Thursday, March 15, 2012

RDC: La CPI prononce sa première condamnation

La Cour pénale internationale a jugé coupable de crimes de guerre Thomas Lubanga, un chef de milice congolais.

Thomas Lubanga est coupable et l'histoire s'en souviendra. Car en condamnant mercredi l'ancien chef de milice de la République démocratique du Congo (RDC), la Cour pénale internationale (CPI) a aussi rendu son premier jugement, dix ans tout juste après sa création. En 2002, à la signature des statuts de Rome qui mettaient sur pied la première juridiction transnationale permanente, cet avenir n'était pas si évident.

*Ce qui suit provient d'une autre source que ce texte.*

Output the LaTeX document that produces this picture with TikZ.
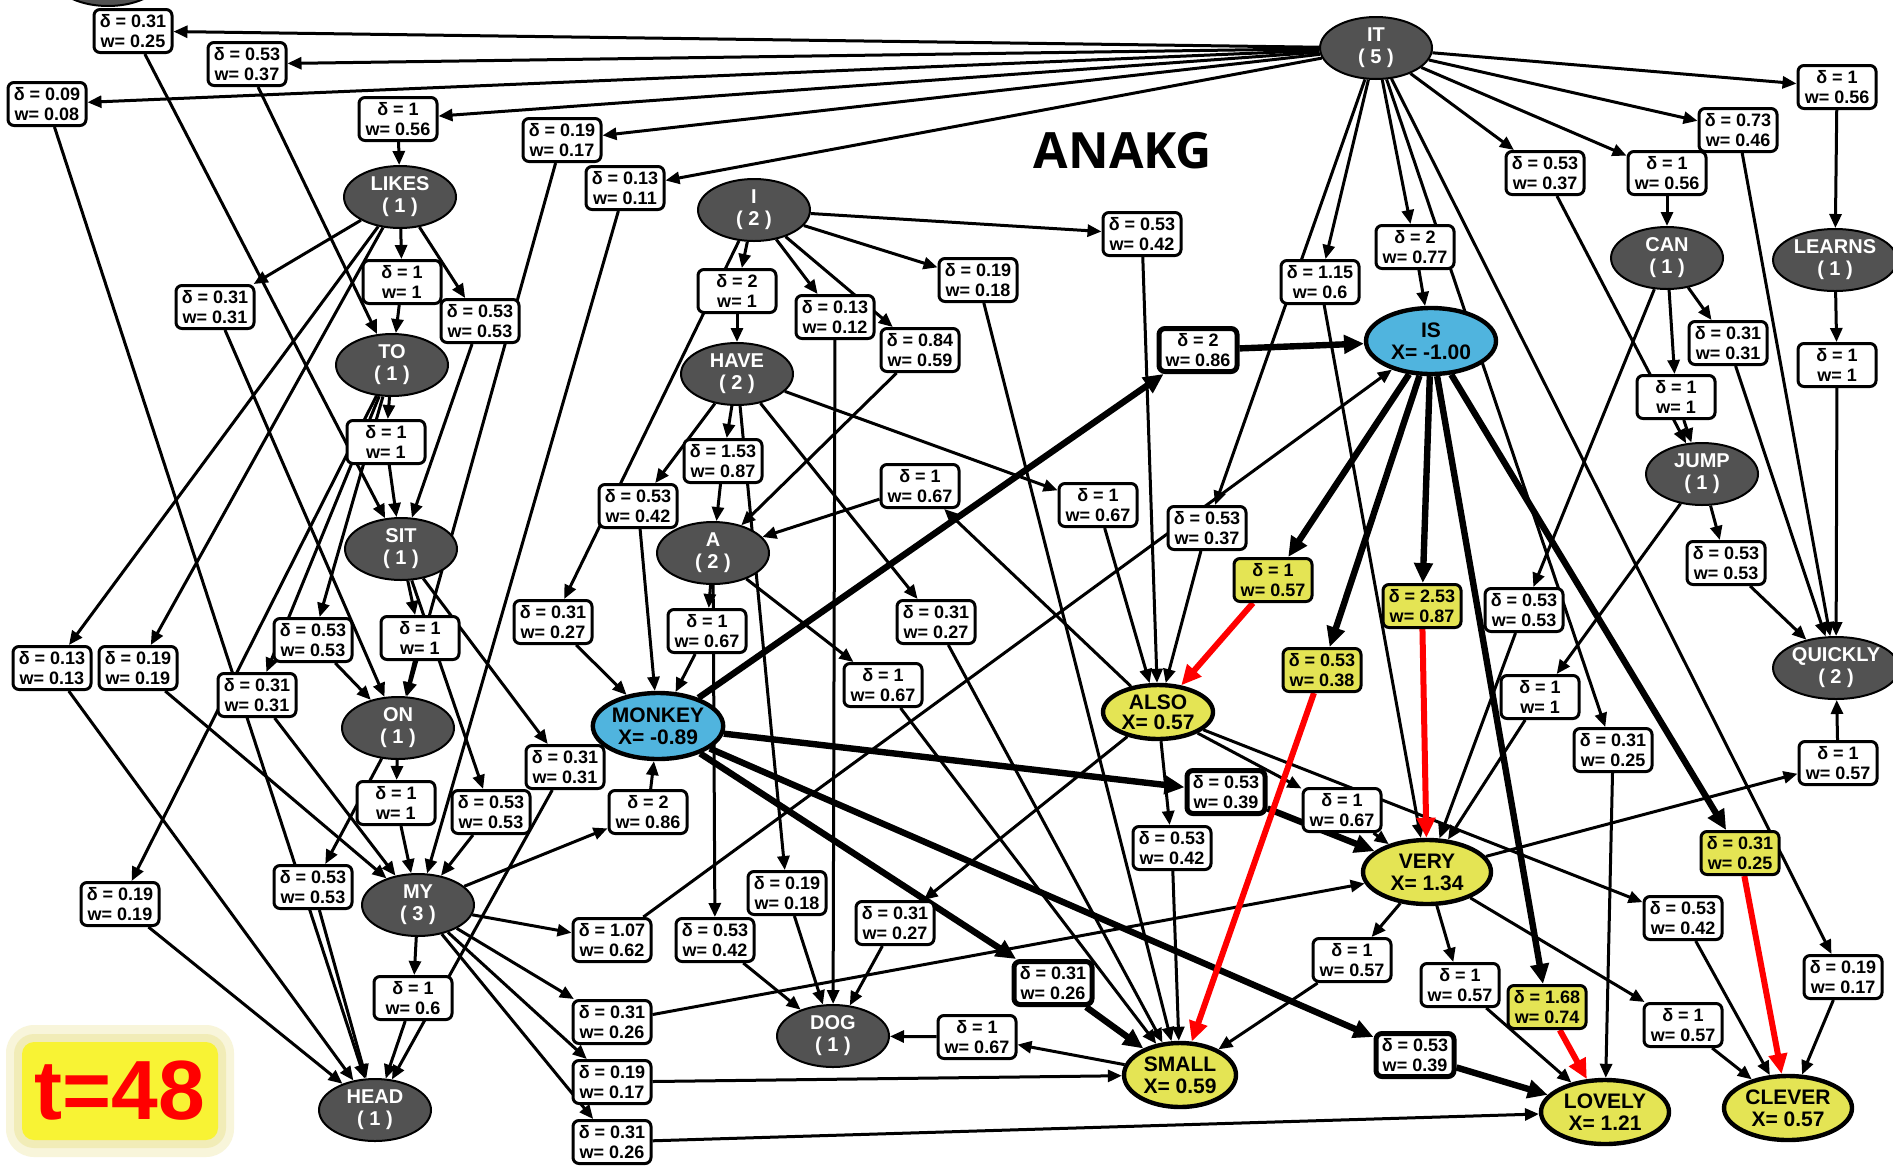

Beaucoup doutaient alors que la CPI ne voit vraiment le jour. À commencer par Thomas Lubanga. Celui qui était alors le tout puissant chef de l'Union des patriotes congolais (UPC) régnait sur Bunia, la capitale de l'Ituri. Un fief que le leader hémas s'était taillé aux dépens des Lundus dans une guerre ethnique qui fit plus de 70.000 morts. Sûr de lui, le seigneur de guerre intouchable recevait dans une vaste villa protégée par une meute de gamins en armes auxquels il ne prêtait pas la moindre attention. C'est pourtant la présence de ces enfants soldats qui le conduiront, plus tard, devant ses juges pour crimes de guerre. «La chambre a conclu à l'unanimité que l'accusation a prouvé au-delà de tout doute raisonnable que Thomas Lubanga est coupable d'enrôlement d'enfants de moins de quinze ans», a déclaré le juge britannique Adrian Fulford. Sur le banc des accusés, Thomas Lubanga n'a pas bronché à l'énoncé du verdict. Les juges fixeront sa peine ultérieurement.

Un «petit poisson»

«C'est un signal très fort que l'impunité n'existe pas, s'est réjoui Géraldine Mattioli, de l'ONG Human Rights Watch. Une transition très importante.» Une transition car pour tout symbolique qu'il soit, le jugement reste d'une portée modeste et ne fera pas taire toutes les critiques. Thomas Lubanga n'a de fait jamais été qu'un «petit poisson» du conflit qui a ravagé la RDC.

Pour s'installer, les magistrats de la CPI vont devoir maintenant démontrer leur capacité à juger les personnalités de premier plan déjà arrêtées. Le premier sera un autre Congolais, Jean-Pierre Bemba, candidat malheureux à la présidence en 2006. La cour détient aussi l'ancien président ivoirien Laurent Gbagbo. Les sceptiques redoutent que ces procès à venir s'enlisent, notant qu'il a fallu pas moins de cinq ans pour condamner, à grand mal, le «petit» Lubanga en première instance.

Les critiques demandent aussi que la CPI fasse la preuve de sa capacité à juger les véritables puissants pour gommer l'image d'une justice réservée aux seuls vaincus. Thomas Lubanga, arrêté en 2006, avait en effet été livré par le pouvoir de Kinshasa, qui se méfiait de lui. Mais son adjoint d'alors, Bosco Ntaganda, lui aussi poursuivi par la cour pour crimes de guerre, n'a jamais été inquiété. Général de l'armée congolaise, il vient même d'être promu. La CPI n'a pas non plus pu interpeller le président soudanais Omar el-Béchir, mis en examen pour génocide au Darfour. Quant au chef de guerre ougandais Joseph Kony, premier homme mis en examen par la CPI, il est toujours en fuite.